We also visited the new atelier of Assisi (above), where I was having a final fitting on the light-grey summer suit (Ascot 4-ply from Drapers) we had started at Pitti. 

Assisi are everything that makes me excited about Korean tailoring. The standard of the work is good, the fit (which I experienced here) is extremely good, and they have real style. Dabin is always wearing something I’d wear, which is freakishly uncommon in bespoke. 

It makes sense when you see their atelier, because everything there is stylish. The lighting, the sound system, the furniture. There’s the kind of taste level we’re more used to seeing from MTM brands such as Saman Amel or Stoffa, but married to hand craft.

Same goes for Luca Museo (above). They have a lovely, warm space just off a major shopping street in the south side of Seoul. B&Tailor are nearby, though Jun and Assisi are in the north (Assisi in a very rich residential area – the BTS house is up the street).

Luca started the business after many years at Sartoria Vanni, one of the most established Korean tailors. The other two team members are Chan, who started as a trouser maker at B&Tailor; and Ivano, who also started there but spent time with Sartoria Raffaniello in Japan and Pirozzi in Italy. 

I started the process of making a suit with Luca Museo, so we’ll cover that when it’s finished. They come to Pitti occasionally, including in January, and that will be the mechanism for getting it done. They’re not travelling for trunk shows yet, unlike B&Tailor and Assisi. 

In terms of style, Jun is very Neapolitan but most others are a mix of influences, including some elements of Florentine tailoring. Assisi is quite generous in its cut, as I noted in my review, while Luca Museo has a penchant for roped shoulders (though they’re happy to soften them). 

The one tailor that’s different in that regard is Donghyun Kim, aka Tranquil House (above).
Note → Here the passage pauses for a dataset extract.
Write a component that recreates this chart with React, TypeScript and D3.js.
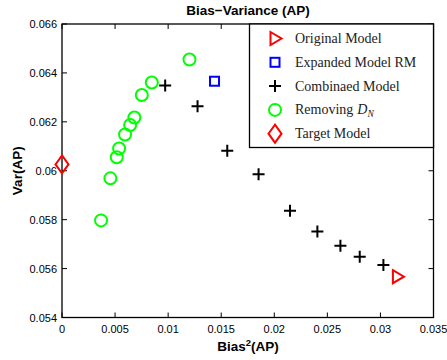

Kim trained in the UK, studying at London College of Fashion and then working on Savile Row. 

Since returning to Korea he has proved popular as the only English-style tailor, and he’s helped brands design patterns for their ready-to-wear as well. Kim has a lovely space on the second floor of a building in central Seoul, and when we were there we saw some of the ready-to-wear shirts and trousers he now offers too. 
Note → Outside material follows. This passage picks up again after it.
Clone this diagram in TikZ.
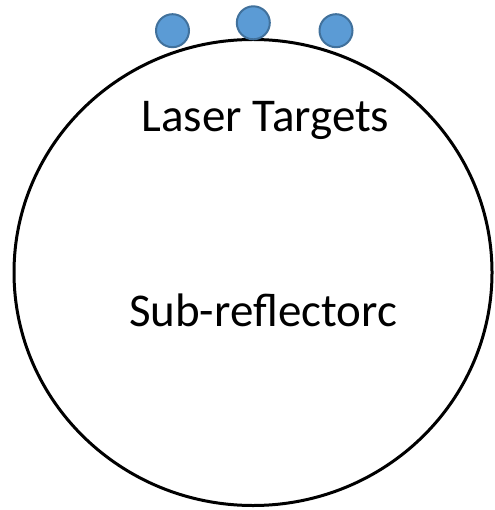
\documentclass[tikz,border=0pt]{standalone}
\usepackage{fontspec}
\setmainfont{Carlito}
\definecolor{targetfill}{HTML}{5B9BD5}
\definecolor{targetedge}{HTML}{41719C}
\tikzset{
  reflector/.style={draw=black, line width=3pt},
  target/.style={circle, fill=targetfill, draw=targetedge, line width=2pt, minimum size=33pt, inner sep=0pt},
  label/.style={font=\fontsize{47}{56}\selectfont, anchor=base, inner sep=0pt}
}
\begin{document}
\begin{tikzpicture}[x=1pt, y=-1pt]
  \useasboundingbox (0,0) rectangle (494,510);
  % sub-reflector outline
  \draw[reflector] (253,272.5) ellipse [x radius=239, y radius=233];
  % laser targets along the rim
  \node[target] (t1) at (172.5,30.7) {};
  \node[target] (t2) at (253.3,22.8) {};
  \node[target] (t3) at (336,30.7) {};
  % labels
  \node[label] (lt) at (265.5,131.5) {Laser Targets};
  \node[label] (sr) at (263,326.7) {Sub-reflectorc};
\end{tikzpicture}
\end{document}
Kim is particularly committed to the idea of ‘rock of eye’ tailoring, where some parts of a customer’s pattern are drawn freehand. “I remember how hard it was to teach that – to draw the oval shape of an armhole for instance,” he told us. “I used to go home, switch out the lights, and draw 200 ovals on my coffee table before I went to bed each night. Eventually I got it.”

Other notable tailors include Corallo Rosso, who studied at Istituto Secoli in Milan and worked as a tailor at Eduardo de Simone before returning to Korea. He’s pursued more of a tailoring academy business and many of the current generation of tailors in Korea have been students. 

There’s Hacheon, who I knew already from Sartoria Vestrucci in Florence as he had fitted me there in the past. He originally studied under Francesco Guida and only came back to Korea last year. He’s currently setting up his own local tailor under the brand name Ccalimala. 

And finally there’s Lerici, which is probably the best known internationally (covered here in Monocle) but recently changed gear from a formal-wear shop in an affluent area of Seoul to a more artistic outfit in a secluded house in the hills. 

They had an exhibition in the space when we visited, which was beautiful. Seoul is surrounded by four mountains and you quickly get up into the hills when you drive out. From the Lerici garden you could look down on the old town and see the broad Han river below. 

The clothing we saw was mostly womenswear and non-formal tailoring, such as quilted jackets. But a couture-like atelier behind glass panels was hand-sewing tailoring, and that was mostly what was on the racks. It feels like Lerici is less likely to appeal to PS readers, but it does demonstrate the breadth of Korean tailoring today. 

I’ll go into more detail on each tailor when they are covered in more detail in the future. I’ll also detail things like prices, although in general Korean tailors are at a discount to European ones, even on trunk shows. See Assisi pricing here for example.